FE-SEM images of the powders calcined at 500 °C/5 h from solutions with different pHs. (a) pH = 1.5; (b) pH = 7; (c) pH = 11

The morphology dependence of the calcined powders versus pH is shown in Fig. 6. As it can be seen, the pH had a significant influence on the morphology of the calcined powders. For pH = 1.5 (Fig. 6(a)) and pH = 3.5 (not shown here), the powders presented a strongly agglomerated microstructure with inhomogeneous particle size. When the pH was raised to 7 (Fig. 6(b)), we found the powders to be very agglomerated, however there was a better homogeneity in the particle form besides a narrow size distribution (34 ± 7 nm). Yet, when the pH was increased to 8.5 and 11, we achieved non-agglomerate powders, with homogeneous particle form and a narrow size distribution (31 ± 6 nm), as it can be clearly seen in Fig. 6(c). According to Buscaglia et al. 7, these conditions and a suitable densification technique are required to obtain dense nanocrystalline ceramics. We shall complete this discussion by applying a laser sintering technique 16.

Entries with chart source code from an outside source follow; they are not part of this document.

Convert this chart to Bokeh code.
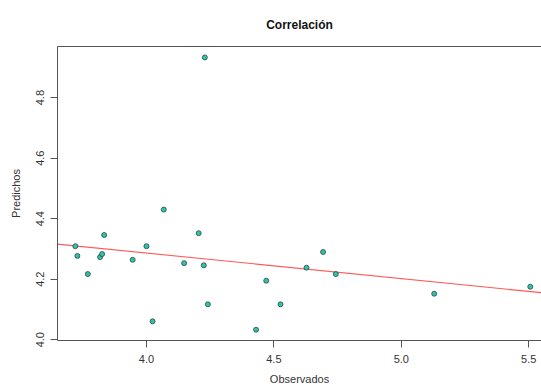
import numpy as np
from bokeh.plotting import figure
from bokeh.models import LinearAxis, Range1d, FixedTicker, Title, PrintfTickFormatter
from bokeh.embed import file_html
from bokeh.resources import INLINE

# Data
observados = [3.721, 3.729, 3.770, 3.818, 3.826, 3.834, 3.946, 4.000, 4.024, 4.068,
              4.148, 4.205, 4.225, 4.241, 4.430, 4.470, 4.526, 4.628, 4.693, 4.743,
              5.129, 5.506, 4.229]
predichos = [4.309, 4.277, 4.217, 4.273, 4.283, 4.346, 4.264, 4.309, 4.061, 4.430,
             4.253, 4.352, 4.246, 4.117, 4.033, 4.195, 4.117, 4.238, 4.290, 4.217,
             4.152, 4.175, 4.933]
x_ticks = [4.0, 4.5, 5.0, 5.5]
y_ticks = [4.0, 4.2, 4.4, 4.6, 4.8]
title_text = "Correlación"
x_label = "Observados"
y_label = "Predichos"

slope, intercept = np.polyfit(observados, predichos, 1)

FONT = "Liberation Sans"
AX = "#555555"
TXT = "#333333"

x0, x1 = 3.651, 5.550
y0, y1 = 3.9974, 4.969

p = figure(width=541, height=387, output_backend="svg", toolbar_location=None,
           x_range=Range1d(x0, x1), y_range=Range1d(y0, y1),
           min_border_left=57, min_border_right=0, min_border_top=46, min_border_bottom=47,
           x_axis_type=None, y_axis_type=None)
p.grid.visible = False
p.outline_line_color = None
p.background_fill_color = "white"
p.border_fill_color = "white"

p.title = Title(text=title_text, align="center", text_font=FONT,
                text_font_size="12px", text_font_style="bold", text_color="#111111",
                vertical_align="middle", standoff=28)

xa = LinearAxis(ticker=FixedTicker(ticks=x_ticks), axis_label=x_label,
                formatter=PrintfTickFormatter(format="%.1f"))
ya = LinearAxis(ticker=FixedTicker(ticks=y_ticks), axis_label=y_label,
                formatter=PrintfTickFormatter(format="%.1f"))
for ax in (xa, ya):
    ax.axis_line_color = AX
    ax.major_tick_line_color = AX
    ax.major_tick_out = 7
    ax.major_tick_in = 0
    ax.minor_tick_line_color = None
    ax.major_label_text_font = FONT
    ax.major_label_text_font_size = "11px"
    ax.major_label_text_color = TXT
    ax.axis_label_text_font = FONT
    ax.axis_label_text_font_size = "11px"
    ax.axis_label_text_font_style = "normal"
    ax.axis_label_text_color = TXT
xa.major_label_standoff = 7
xa.axis_label_standoff = 7
ya.major_label_standoff = 6
ya.major_label_orientation = "vertical"
ya.axis_label_standoff = 12
p.add_layout(xa, "below")
p.add_layout(ya, "left")

top = LinearAxis(ticker=FixedTicker(ticks=[]), major_label_text_font_size="0px",
                 axis_line_color=AX, major_tick_line_color=None, minor_tick_line_color=None)
p.add_layout(top, "above")

xs = [x0, x1]
p.line(xs, [intercept + slope * v for v in xs], line_color="#ff5a5a", line_width=1.1)

p.scatter(observados, predichos, size=5, fill_color="#30c2aa",
          line_color="#2a4a44", line_width=0.8)

open("out.html", "w").write(file_html(p, INLINE))
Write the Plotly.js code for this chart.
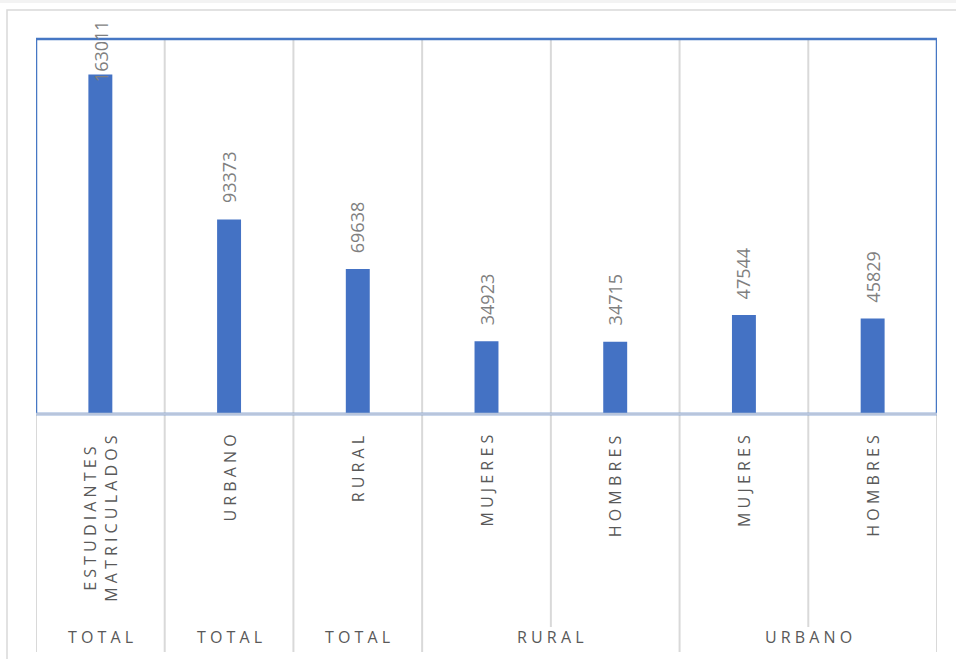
<!DOCTYPE html>
<html>
<head>
<meta charset="utf-8">
<script src="https://cdn.plot.ly/plotly-3.0.1.min.js"></script>
<style>
  html, body { margin: 0; padding: 0; background: #ffffff; }
  #chart { width: 956px; height: 659px; }
</style>
</head>
<body>
<div id="chart"></div>
<script>
// ---- data ----
const categories = ["ESTUDIANTES MATRICULADOS", "URBANO", "RURAL", "MUJERES", "HOMBRES", "MUJERES", "HOMBRES"];
const values = [163011, 93373, 69638, 34923, 34715, 47544, 45829];
const groupLabels = ["TOTAL", "TOTAL", "TOTAL", "RURAL", "URBANO"];
const groupSizes = [1, 1, 1, 2, 2];
const yMax = 180000;

// ---- geometry (pixels of the 956x659 page) ----
const W = 956, H = 659;
const L = 36, R = 937, T = 39, B = 414;
const plotW = R - L, plotH = B - T;
const xp = px => (px - L) / plotW;
const yp = py => (B - py) / plotH;

const spaced = s => s.split(" ").map(w => w.split("").join(" ")).join("<br>");

const labelColor = "#595959";
const gridColor = "#d9d9d9";
const font = "Open Sans, DejaVu Sans, sans-serif";

const xIdx = categories.map((_, i) => i);

const trace = {
  type: "bar",
  x: xIdx,
  y: values,
  width: 0.186,
  marker: { color: "#4472C4" },
  hoverinfo: "skip"
};

const shapes = [];
// top strip of the page
shapes.push({ type: "rect", xref: "paper", yref: "paper", x0: xp(-10), x1: xp(W + 10), y0: yp(3), y1: yp(-10),
  fillcolor: "#f3f3f3", line: { width: 0 }, layer: "below" });
// outer chart border
shapes.push({ type: "rect", xref: "paper", yref: "paper", x0: xp(7), x1: xp(W + 20), y0: yp(H + 20), y1: yp(10),
  fillcolor: "rgba(0,0,0,0)", line: { color: gridColor, width: 1.5 }, layer: "below" });
// vertical gridlines inside plot
for (let k = 0; k < categories.length - 1; k++) {
  shapes.push({ type: "line", xref: "x", yref: "paper", x0: k + 0.5, x1: k + 0.5, y0: 0, y1: 1,
    line: { color: gridColor, width: 2 } });
}
// category table lines below axis
const groupBounds = [-0.5];
let acc = -0.5;
groupSizes.forEach(s => { acc += s; groupBounds.push(acc); });
for (let k = -1; k < categories.length; k++) {
  const xb = k + 0.5;
  const full = groupBounds.some(g => Math.abs(g - xb) < 1e-9);
  shapes.push({ type: "line", xref: "x", yref: "paper", x0: xb, x1: xb, y0: 0, y1: full ? yp(652) : yp(627),
    line: { color: gridColor, width: 2 } });
}
// plot area border
shapes.push({ type: "rect", xref: "x", yref: "paper", x0: -0.5, x1: categories.length - 0.5, y0: 0, y1: 1,
  fillcolor: "rgba(0,0,0,0)", line: { color: "#4677c4", width: 2.5 } });
// bottom axis line
shapes.push({ type: "line", xref: "x", yref: "paper", x0: -0.5, x1: categories.length - 0.5, y0: 0, y1: 0,
  line: { color: "#b8c5dc", width: 2.5 } });

const annotations = [];
// data labels
values.forEach((v, i) => {
  const barTop = T + plotH * (1 - v / yMax);
  const txtLen = String(v).length * 10.3 + 2;
  const bottom = Math.max(barTop - 14, 20 + txtLen);
  annotations.push({
    x: i, y: v, xref: "x", yref: "y", text: String(v), showarrow: false,
    textangle: -90, yanchor: "bottom", xanchor: "center", yshift: barTop - bottom,
    font: { family: font, size: 18, color: "#7f7f7f" }
  });
});
// category labels
categories.forEach((c, i) => {
  annotations.push({
    x: i, y: yp(433), xref: "x", yref: "paper", text: spaced(c), showarrow: false,
    textangle: -90, yanchor: "top", xanchor: "center", align: "center",
    font: { family: font, size: 16, color: labelColor }
  });
});
// group labels
let start = 0;
groupLabels.forEach((g, j) => {
  const center = start + (groupSizes[j] - 1) / 2;
  annotations.push({
    x: center, y: yp(637), xref: "x", yref: "paper", text: spaced(g), showarrow: false,
    yanchor: "middle", xanchor: "center",
    font: { family: font, size: 16, color: labelColor }
  });
  start += groupSizes[j];
});

const layout = {
  width: W, height: H,
  margin: { l: L, r: W - R, t: T, b: H - B, pad: 0 },
  paper_bgcolor: "#ffffff",
  plot_bgcolor: "rgba(0,0,0,0)",
  showlegend: false,
  xaxis: { range: [-0.5, categories.length - 0.5], showgrid: false, zeroline: false,
    showticklabels: false, showline: false, ticks: "", fixedrange: true },
  yaxis: { range: [0, yMax], showgrid: false, zeroline: false,
    showticklabels: false, showline: false, ticks: "", fixedrange: true },
  shapes: shapes,
  annotations: annotations,
  font: { family: font }
};

Plotly.newPlot("chart", [trace], layout, { displayModeBar: false, staticPlot: true });
</script>
</body>
</html>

In order to understanding the pH effects on the powders features, FT-IR measurements were done in the dried resins at 80 °C/48 h with different pHs (Fig. 7). Although the IR spectra of the resins are extremely complex, there are several important regions of spectroscopic interest involving the C=O (in COOH), C=OH (carbon bonding to the alcoholic OH) and metal-oxygen bonding. Four bands related to carboxylate stretching modes were observed at 1709, 1658, 1562 and 1394 cm⁻¹ in the BCT_11's spectrum (Fig. 7(E)) [17–19]. The 1709 IR band can be assigned as the C=O stretching mode of the ester group which was formed by the polymerization between the citric acid and the ethylene glycol. The 1658 and 1394 cm⁻¹ bands, with Δν = 264 cm⁻¹, are due to the asymmetric and symmetric COOH stretching mode, and they suggest that the samples with higher pH contain a unidentate group in the structure. On the other hand, the frequency separation (Δν = 168 cm⁻¹) between the asymmetric (at 1562 cm⁻¹) and symmetric (at 1394 cm⁻¹) COOH stretching modes suggests the predominance of the bridging group [19, 20]. These groups were formed from the chelation of citric acid and metallic ions.

Fig. 7

FT-IR spectra of the dried barium calcium titanate solutions. (A) pH = 1.5; (B) pH = 3.5; (C) pH = 7; (D) pH = 8.5; (E) pH = 11

The intensity of the 1562 cm⁻¹ peak clearly increases when the pH increases, indicating the presence of more ester groups with a bridging bonding. The presence of more ester groups indicates that a better chelation occurred between the metallic ions and citric acid, as it could be seen observed in our samples with higher pH. We have also observed during the calcination process, that the samples with higher pH (8.5 and 11) showed a fluffy polymer structure like a sponge, and thus, resulting in powders with small grain size and weakly agglomerated (Fig. 6(c)). However, the samples in acidity conditions presented a more compact structure (Fig. 6(b)), which probably occurred due to a poor polymerization. Besides, it is also important to note that the 1173 cm⁻¹ band (BCT_1 sample), attributed to COH groups, presented a slight shifting to higher frequency when the pH increased (Fig. 8), thus showing a typical behavior of hydrogen bonds in alkaline conditions. We believe that this phenomenon must also be contributing to the deagglomeration of the powders due to a possible expansion of the polymeric structure. Nevertheless, it is necessary an in-depth research so as to get a complete understanding of this mechanism. The other infrared bands observed between 1400 and 650 cm⁻¹ and 3500 and 2800 cm⁻¹ (not shown here) were nearly identical for all the samples, and were attributed to the organic network and OH and CH groups, respectively [17–20].

Fig. 8

Shifting of the 1173 cm⁻¹ peak showing a typical behavior of hydrogen bonds in alkaline conditions

4 Conclusions

Non-agglomerated barium calcium titanate (Ba_0.77Ca_0.23TiO₃) nanopowders were successfully synthesized for the first time through a modified polymeric precursor method. The pH of the solutions presented a great influence on the thermal events, phase formation, particle size and particle morphology. In alkaline conditions (pH > 7), it was achieved non-agglomerated nanopowders with homogeneous particle size and narrow size distribution which are required conditions to obtain dense nanocrystalline ceramics. Based on the FT-IR results, it was possible to relate the agglomerated level change with the better chelation in the solutions with higher pH. It was also noted that a small amount of the BaCO₃ phase became stable for samples with pH > 7 and calcined up to 600 °C. However, this undesirable phase was removed after calcination at 700 °C/2 h. According to the presented results, we could propose an efficient synthesis route to obtain nanocrystalline and non-agglomerated BCT powders with morphology control and free spurious phases.